- **Instructions to follow**:
Omit every picture, and retype the lines that run from the beginning of the data below through the line containing "150, 165, 180];", inclusive.
===
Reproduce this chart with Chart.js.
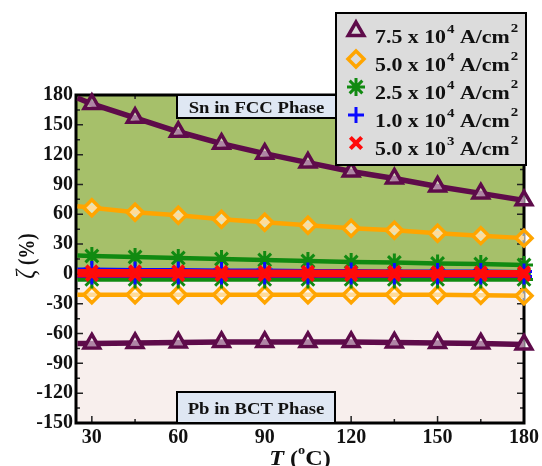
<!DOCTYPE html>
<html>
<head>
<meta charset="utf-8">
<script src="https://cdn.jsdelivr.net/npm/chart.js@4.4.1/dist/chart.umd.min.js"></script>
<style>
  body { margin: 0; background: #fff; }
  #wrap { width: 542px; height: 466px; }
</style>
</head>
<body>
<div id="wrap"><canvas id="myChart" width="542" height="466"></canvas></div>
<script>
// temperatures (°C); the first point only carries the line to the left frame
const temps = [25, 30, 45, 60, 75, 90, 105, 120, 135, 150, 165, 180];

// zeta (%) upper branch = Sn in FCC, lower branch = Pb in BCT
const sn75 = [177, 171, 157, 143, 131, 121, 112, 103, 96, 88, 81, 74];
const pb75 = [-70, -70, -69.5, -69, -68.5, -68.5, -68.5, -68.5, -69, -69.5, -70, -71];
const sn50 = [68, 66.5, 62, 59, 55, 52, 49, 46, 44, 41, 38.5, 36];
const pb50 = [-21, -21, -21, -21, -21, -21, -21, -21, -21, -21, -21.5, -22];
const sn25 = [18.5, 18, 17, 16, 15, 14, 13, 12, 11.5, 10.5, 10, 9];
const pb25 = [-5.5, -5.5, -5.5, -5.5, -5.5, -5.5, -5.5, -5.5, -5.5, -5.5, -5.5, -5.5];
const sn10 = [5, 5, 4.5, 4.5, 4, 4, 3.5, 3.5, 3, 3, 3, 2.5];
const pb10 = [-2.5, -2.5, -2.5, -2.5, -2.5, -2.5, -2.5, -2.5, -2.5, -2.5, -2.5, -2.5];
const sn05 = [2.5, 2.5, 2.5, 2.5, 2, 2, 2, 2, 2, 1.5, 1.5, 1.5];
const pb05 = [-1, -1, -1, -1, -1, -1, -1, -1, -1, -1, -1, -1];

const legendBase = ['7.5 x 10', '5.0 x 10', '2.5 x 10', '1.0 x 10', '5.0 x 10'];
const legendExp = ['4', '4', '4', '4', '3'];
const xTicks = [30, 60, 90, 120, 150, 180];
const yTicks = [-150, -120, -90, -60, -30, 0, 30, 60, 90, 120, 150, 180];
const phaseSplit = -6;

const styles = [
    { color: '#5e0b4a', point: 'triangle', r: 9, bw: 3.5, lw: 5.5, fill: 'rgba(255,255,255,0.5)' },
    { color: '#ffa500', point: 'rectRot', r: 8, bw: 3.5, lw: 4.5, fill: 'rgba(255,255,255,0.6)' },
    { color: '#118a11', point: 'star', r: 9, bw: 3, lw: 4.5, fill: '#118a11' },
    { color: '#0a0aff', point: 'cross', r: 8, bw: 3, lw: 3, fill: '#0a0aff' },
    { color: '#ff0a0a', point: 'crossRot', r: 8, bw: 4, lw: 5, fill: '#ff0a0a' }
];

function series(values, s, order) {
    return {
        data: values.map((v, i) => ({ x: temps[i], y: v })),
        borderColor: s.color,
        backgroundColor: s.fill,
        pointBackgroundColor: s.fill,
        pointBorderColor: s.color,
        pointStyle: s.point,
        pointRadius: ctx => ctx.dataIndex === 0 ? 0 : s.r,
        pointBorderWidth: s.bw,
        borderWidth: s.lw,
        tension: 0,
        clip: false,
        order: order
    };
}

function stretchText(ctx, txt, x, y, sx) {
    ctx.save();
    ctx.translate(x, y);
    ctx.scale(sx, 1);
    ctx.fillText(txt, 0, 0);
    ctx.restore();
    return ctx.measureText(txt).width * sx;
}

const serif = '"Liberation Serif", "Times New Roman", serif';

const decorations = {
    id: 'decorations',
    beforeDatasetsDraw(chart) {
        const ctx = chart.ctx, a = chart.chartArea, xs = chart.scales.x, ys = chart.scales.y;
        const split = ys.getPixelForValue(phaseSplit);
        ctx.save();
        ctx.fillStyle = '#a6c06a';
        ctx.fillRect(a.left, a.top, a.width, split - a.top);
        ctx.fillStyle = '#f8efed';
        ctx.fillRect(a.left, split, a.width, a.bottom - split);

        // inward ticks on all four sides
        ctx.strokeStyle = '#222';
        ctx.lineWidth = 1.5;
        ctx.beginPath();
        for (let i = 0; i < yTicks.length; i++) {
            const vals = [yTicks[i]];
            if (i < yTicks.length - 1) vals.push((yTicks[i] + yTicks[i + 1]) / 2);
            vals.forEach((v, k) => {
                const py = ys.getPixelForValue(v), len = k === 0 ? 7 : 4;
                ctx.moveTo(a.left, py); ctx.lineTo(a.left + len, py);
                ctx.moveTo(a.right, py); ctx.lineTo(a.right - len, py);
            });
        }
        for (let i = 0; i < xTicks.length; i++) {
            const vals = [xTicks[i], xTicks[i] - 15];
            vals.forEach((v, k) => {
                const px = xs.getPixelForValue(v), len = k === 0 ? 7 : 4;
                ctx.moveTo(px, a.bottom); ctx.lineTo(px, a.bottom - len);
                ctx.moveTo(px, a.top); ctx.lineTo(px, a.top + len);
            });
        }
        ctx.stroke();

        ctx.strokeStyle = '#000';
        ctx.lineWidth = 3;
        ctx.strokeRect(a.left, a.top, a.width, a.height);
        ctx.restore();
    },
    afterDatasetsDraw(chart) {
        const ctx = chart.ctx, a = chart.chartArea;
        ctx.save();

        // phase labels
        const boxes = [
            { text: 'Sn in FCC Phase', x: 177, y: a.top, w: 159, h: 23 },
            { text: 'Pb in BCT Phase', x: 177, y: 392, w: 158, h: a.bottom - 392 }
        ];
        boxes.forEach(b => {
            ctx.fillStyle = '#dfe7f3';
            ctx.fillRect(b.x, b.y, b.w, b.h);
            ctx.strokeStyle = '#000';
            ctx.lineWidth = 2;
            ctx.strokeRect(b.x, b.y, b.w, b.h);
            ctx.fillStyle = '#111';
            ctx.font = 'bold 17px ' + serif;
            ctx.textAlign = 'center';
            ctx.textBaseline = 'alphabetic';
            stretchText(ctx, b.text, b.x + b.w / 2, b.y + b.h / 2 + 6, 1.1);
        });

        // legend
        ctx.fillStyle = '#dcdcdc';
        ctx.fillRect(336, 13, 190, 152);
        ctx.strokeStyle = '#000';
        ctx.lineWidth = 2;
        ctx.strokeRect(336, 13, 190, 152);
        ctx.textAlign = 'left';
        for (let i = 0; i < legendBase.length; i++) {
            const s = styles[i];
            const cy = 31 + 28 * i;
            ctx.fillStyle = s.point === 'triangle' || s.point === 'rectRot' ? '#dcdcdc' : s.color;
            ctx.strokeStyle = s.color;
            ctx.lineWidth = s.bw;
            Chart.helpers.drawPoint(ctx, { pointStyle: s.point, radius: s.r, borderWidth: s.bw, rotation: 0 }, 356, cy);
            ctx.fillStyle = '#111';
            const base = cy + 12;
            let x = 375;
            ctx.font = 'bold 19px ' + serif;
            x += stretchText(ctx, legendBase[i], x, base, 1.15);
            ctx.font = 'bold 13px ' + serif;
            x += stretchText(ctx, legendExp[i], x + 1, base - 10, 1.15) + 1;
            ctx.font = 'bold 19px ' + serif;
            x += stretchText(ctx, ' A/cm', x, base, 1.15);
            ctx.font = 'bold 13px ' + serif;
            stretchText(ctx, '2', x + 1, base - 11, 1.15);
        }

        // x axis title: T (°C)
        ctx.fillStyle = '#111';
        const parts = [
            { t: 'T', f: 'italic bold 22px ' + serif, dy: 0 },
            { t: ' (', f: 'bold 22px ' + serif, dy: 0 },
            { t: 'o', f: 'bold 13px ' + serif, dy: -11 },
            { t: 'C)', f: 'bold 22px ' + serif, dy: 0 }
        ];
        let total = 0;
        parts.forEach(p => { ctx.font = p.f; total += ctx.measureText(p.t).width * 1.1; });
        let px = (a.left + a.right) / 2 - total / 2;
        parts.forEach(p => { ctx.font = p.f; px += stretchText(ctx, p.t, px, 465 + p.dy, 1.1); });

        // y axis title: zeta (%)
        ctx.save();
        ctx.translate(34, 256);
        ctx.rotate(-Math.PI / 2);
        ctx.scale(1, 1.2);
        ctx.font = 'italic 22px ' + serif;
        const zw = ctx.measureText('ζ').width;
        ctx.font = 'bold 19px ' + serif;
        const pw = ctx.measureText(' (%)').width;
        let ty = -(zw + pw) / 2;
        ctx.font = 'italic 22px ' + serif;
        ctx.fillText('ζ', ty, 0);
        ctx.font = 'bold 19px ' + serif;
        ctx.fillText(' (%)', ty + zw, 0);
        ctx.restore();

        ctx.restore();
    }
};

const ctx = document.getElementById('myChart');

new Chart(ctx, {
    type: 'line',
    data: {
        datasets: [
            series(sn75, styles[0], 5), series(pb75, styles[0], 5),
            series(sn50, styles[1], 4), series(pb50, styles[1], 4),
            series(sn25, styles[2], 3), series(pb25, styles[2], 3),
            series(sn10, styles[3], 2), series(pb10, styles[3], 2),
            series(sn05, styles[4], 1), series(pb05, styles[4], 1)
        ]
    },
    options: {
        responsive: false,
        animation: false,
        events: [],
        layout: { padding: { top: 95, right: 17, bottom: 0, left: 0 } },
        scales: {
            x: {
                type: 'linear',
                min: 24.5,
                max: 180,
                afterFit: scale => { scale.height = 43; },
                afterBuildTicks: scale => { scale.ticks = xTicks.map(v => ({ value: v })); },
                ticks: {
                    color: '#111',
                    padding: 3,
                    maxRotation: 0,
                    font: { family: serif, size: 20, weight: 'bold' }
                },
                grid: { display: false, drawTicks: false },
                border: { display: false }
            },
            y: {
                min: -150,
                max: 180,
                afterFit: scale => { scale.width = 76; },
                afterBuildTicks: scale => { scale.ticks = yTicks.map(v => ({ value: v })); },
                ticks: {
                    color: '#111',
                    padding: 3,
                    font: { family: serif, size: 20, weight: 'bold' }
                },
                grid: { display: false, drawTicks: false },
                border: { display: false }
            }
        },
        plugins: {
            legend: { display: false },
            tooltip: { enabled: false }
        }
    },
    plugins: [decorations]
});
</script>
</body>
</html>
===
- **Correct response**:
Reproduce this chart with Chart.js.
<!DOCTYPE html>
<html>
<head>
<meta charset="utf-8">
<script src="https://cdn.jsdelivr.net/npm/chart.js@4.4.1/dist/chart.umd.min.js"></script>
<style>
  body { margin: 0; background: #fff; }
  #wrap { width: 542px; height: 466px; }
</style>
</head>
<body>
<div id="wrap"><canvas id="myChart" width="542" height="466"></canvas></div>
<script>
// temperatures (°C); the first point only carries the line to the left frame
const temps = [25, 30, 45, 60, 75, 90, 105, 120, 135, 150, 165, 180];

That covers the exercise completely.